Hi,
I posted this to pgsql-performance a month ago, but have yet to receive a
response, so I am trying this list instead.
I am using PostgreSQL 7.4.7
I have a query looking something like this:
SELECT * FROM tbl WHERE (n = 0::smallint AND (string = 'Hello' OR string =
'Pineapple' OR string = 'Kitten' OR ..... string = 'Potato));
There is an index on (n, string) as well as an index on (string). The casting
of n allows use of the (n, string) index.

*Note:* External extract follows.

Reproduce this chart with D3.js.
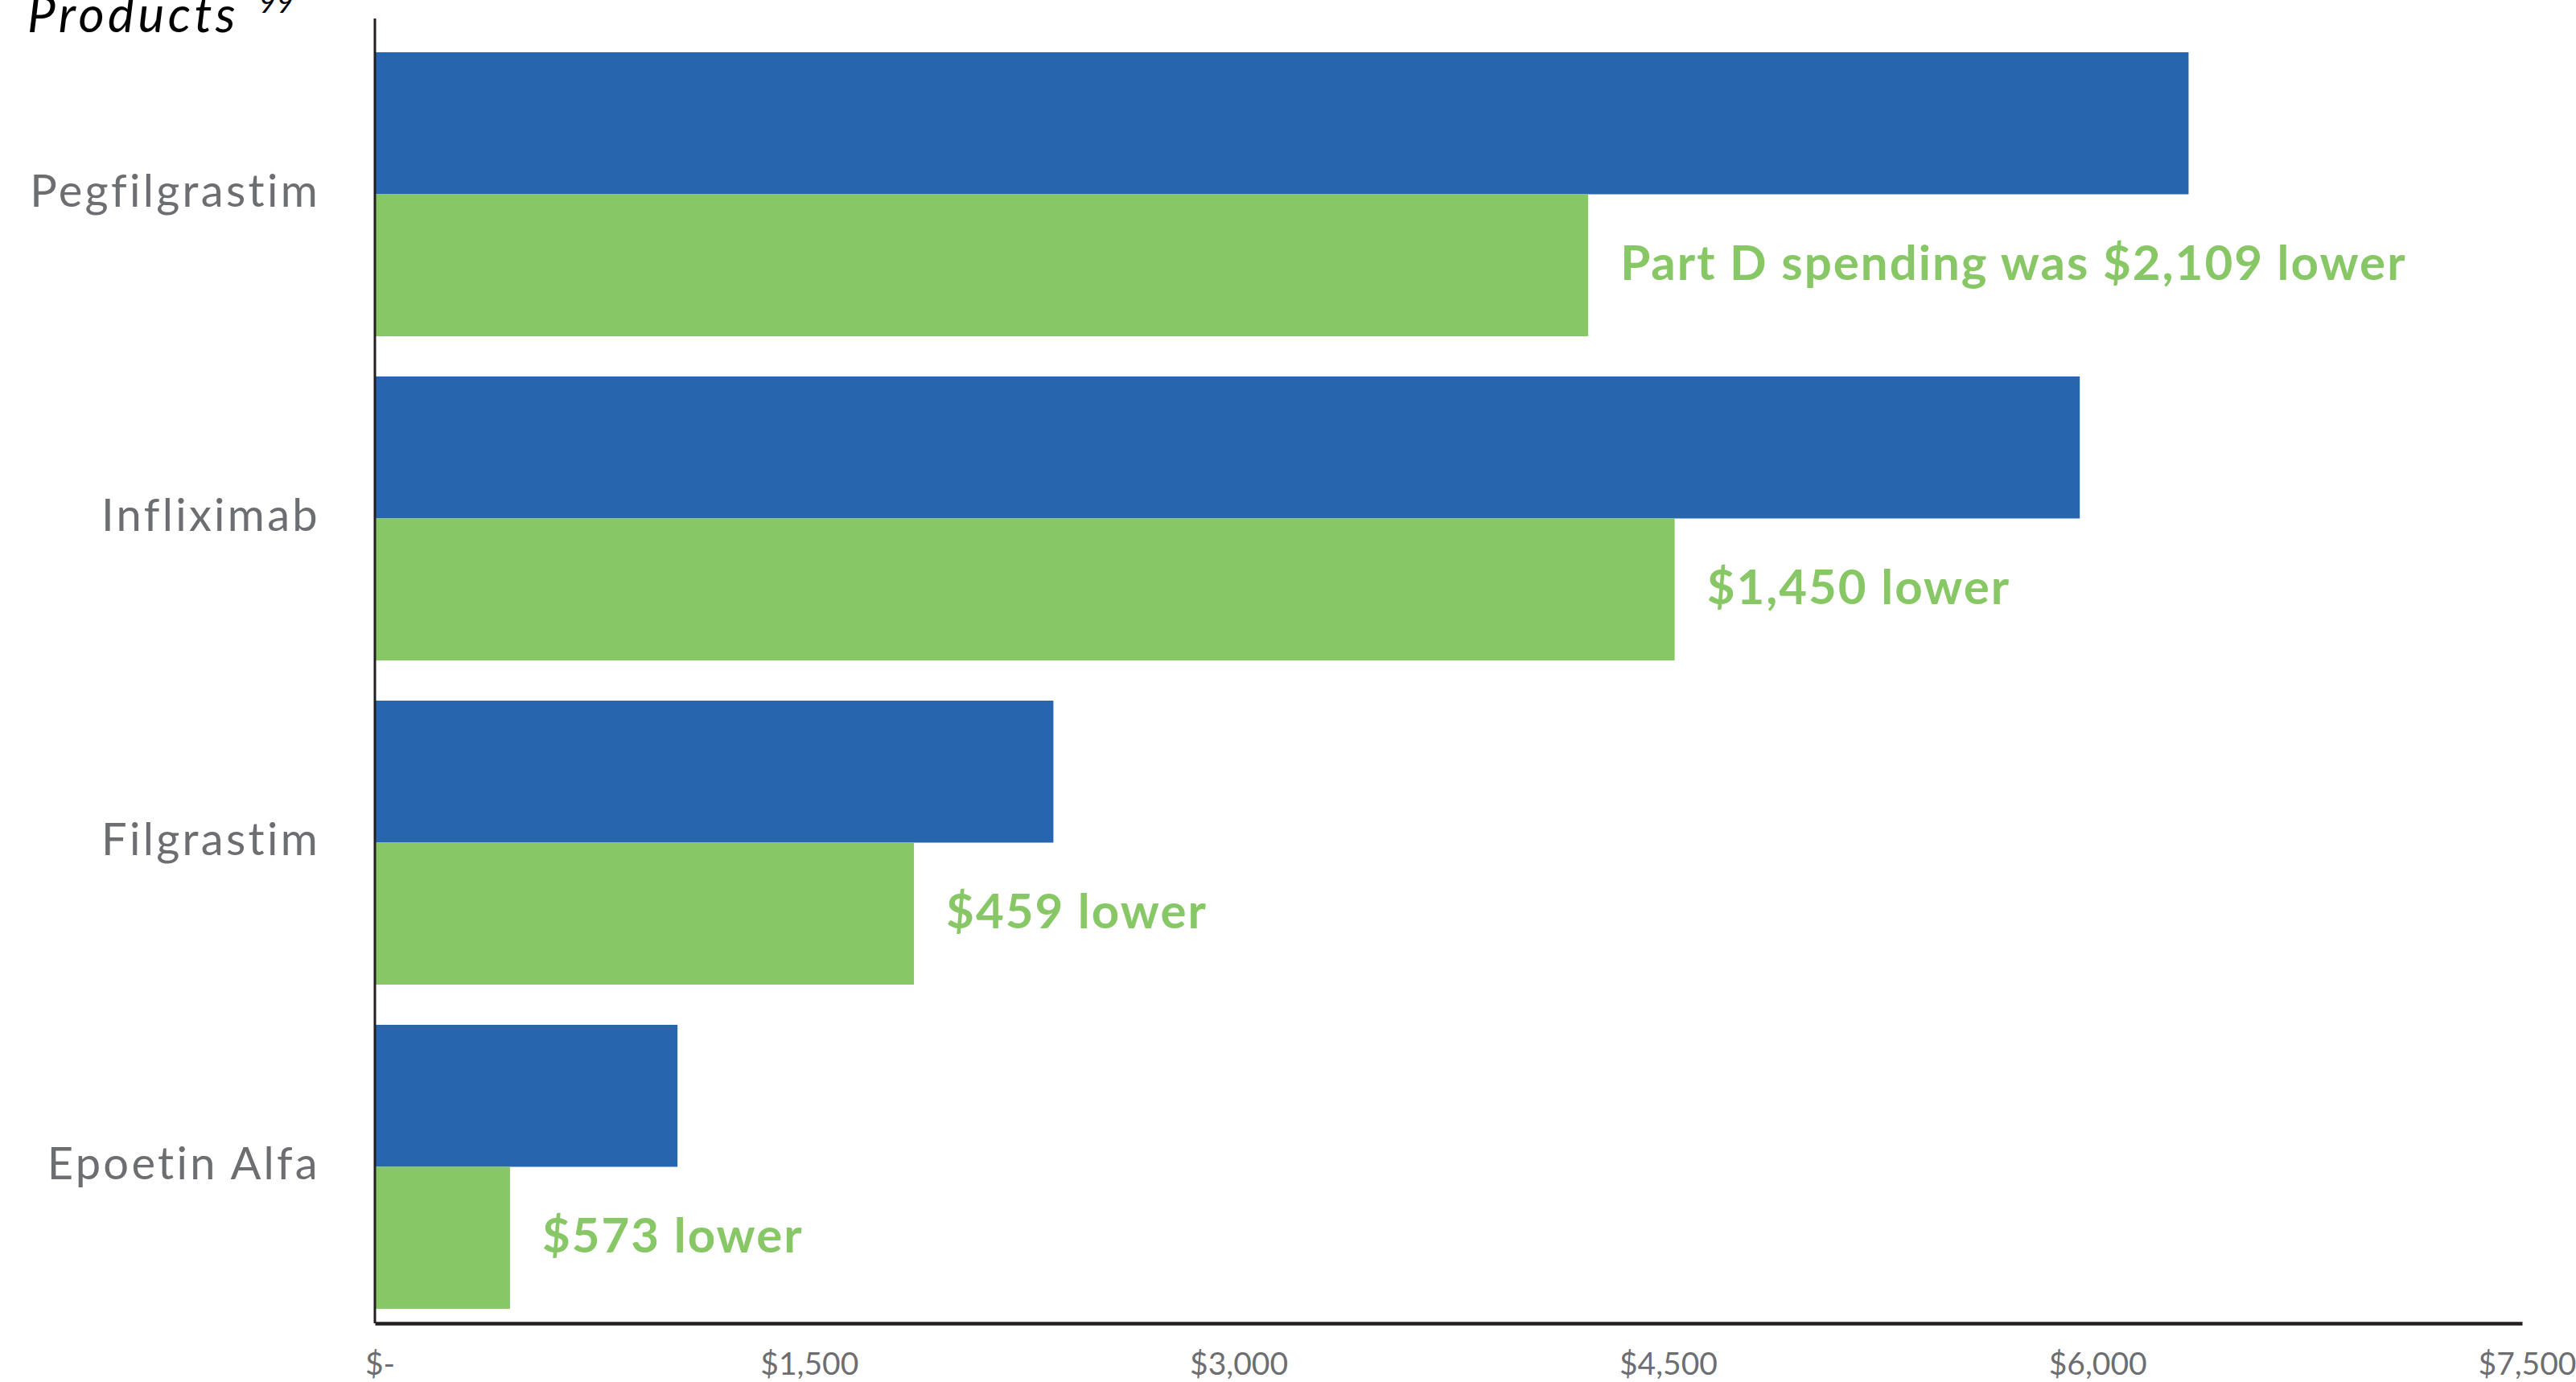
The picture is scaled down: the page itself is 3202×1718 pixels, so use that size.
<!DOCTYPE html>
<html>
<head>
<meta charset="utf-8">
<script src="https://cdn.jsdelivr.net/npm/d3@7"></script>
<style>
  html, body { margin: 0; padding: 0; background: #ffffff; }
  svg { display: block; }
</style>
</head>
<body>
<script>
// ---- data ----
const categories = ["Pegfilgrastim", "Infliximab", "Filgrastim", "Epoetin Alfa"];
const seriesNames = ["Part B", "Part D"];
const partBValues = [6335, 5955, 2370, 1057];
const partDValues = [4238, 4540, 1883, 472];
const diffLabels = ["Part D spending was $2,109 lower", "$1,450 lower", "$459 lower", "$573 lower"];
const tickValues = [0, 1500, 3000, 4500, 6000, 7500];
const tickLabels = ["$-", "$1,500", "$3,000", "$4,500", "$6,000", "$7,500"];

// ---- layout ----
const W = 3202, H = 1718;
const colors = { "Part B": "#2765AE", "Part D": "#88C766" };
const textGray = "#6D6E71";
const axisColor = "#231F20";

const svg = d3.select("body").append("svg").attr("width", W).attr("height", H);

const x = d3.scaleLinear().domain([0, 7500]).range([466, 3135]);
const y = d3.scaleBand().domain(categories).range([65, 1627]).paddingInner(0.124).paddingOuter(0);
const sub = d3.scaleBand().domain(seriesNames).range([0, y.bandwidth()]).padding(0);

const rows = categories.map((c, i) => ({
  cat: c,
  vals: [
    { s: "Part B", v: partBValues[i] },
    { s: "Part D", v: partDValues[i] }
  ],
  label: diffLabels[i],
  d: partDValues[i]
}));

// title fragment (cut off at top, as in the source)
const title = svg.append("text")
  .attr("x", 34).attr("y", 40)
  .attr("font-family", "Lato, sans-serif")
  .attr("font-style", "italic")
  .attr("font-size", 62)
  .attr("letter-spacing", 4.5)
  .attr("fill", "#000");
title.append("tspan").text("Products");
title.append("tspan").attr("x", 322).attr("y", 16).attr("font-size", 36).attr("letter-spacing", 1).text("99");

// bars
const g = svg.append("g");
const groups = g.selectAll("g.row").data(rows).join("g")
  .attr("class", "row")
  .attr("transform", d => `translate(0,${y(d.cat)})`);

groups.selectAll("rect").data(d => d.vals).join("rect")
  .attr("x", x(0))
  .attr("y", d => sub(d.s))
  .attr("width", d => x(d.v) - x(0))
  .attr("height", sub.bandwidth())
  .attr("fill", d => colors[d.s]);

// annotations
groups.append("text")
  .attr("x", d => x(d.d) + 40)
  .attr("y", sub("Part D") + sub.bandwidth() / 2)
  .attr("dy", "0.3em")
  .attr("font-family", "Lato, sans-serif")
  .attr("font-weight", 700)
  .attr("font-size", 60)
  .attr("letter-spacing", 2)
  .attr("fill", colors["Part D"])
  .text(d => d.label);

// y axis labels
const yAxis = d3.axisLeft(y).tickSize(0).tickPadding(68);
const yg = svg.append("g").attr("transform", `translate(${x(0)},0)`).call(yAxis);
yg.select(".domain").remove();
yg.selectAll("text")
  .attr("font-family", "Lato, sans-serif")
  .attr("font-size", 56)
  .attr("letter-spacing", 3.3)
  .attr("fill", textGray)
  .attr("dy", "0.28em");

// vertical axis line
svg.append("line")
  .attr("x1", x(0)).attr("x2", x(0))
  .attr("y1", 23).attr("y2", 1645)
  .attr("stroke", axisColor).attr("stroke-width", 3);

// x axis
const xAxis = d3.axisBottom(x)
  .tickValues(tickValues)
  .tickFormat((d, i) => tickLabels[i])
  .tickSize(0)
  .tickPadding(36);
const xg = svg.append("g").attr("transform", "translate(0,1645)").call(xAxis);
xg.select(".domain").attr("stroke", axisColor).attr("stroke-width", 4.5);
xg.selectAll("text")
  .attr("font-family", "Lato, sans-serif")
  .attr("font-size", 39)
  .attr("dx", 6)
  .attr("fill", textGray);
</script>
</body>
</html>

The problem is that once the number of 'OR' conditions goes past around 500,
postgresql will revert to doing a sequential scan with a filter. This kills
performance, as the table has 3 million rows. Setting enable_seqscan to OFF
does not affect the query plan.
I have solved the problem by breaking the query into sections, as follows:
SELECT * FROM tbl WHERE (n = 0 AND (string = 'Hello' OR string = 'Pineapple' OR
string = 'Kitten' OR ..... string = 'Piano'))
UNION
SELECT * FROM tbl WHERE (n = 0 AND (string = 'Panic' OR ... OR string =
'Potato));
where each subquery has no more then 200 conditions. Each subquery uses the
index, and then the results are unioned. This takes a few seconds to run,
whereas the sequential scan can take an hour (on a loaded system).
Is there any better solution?
Thanks,
Brian Herlihy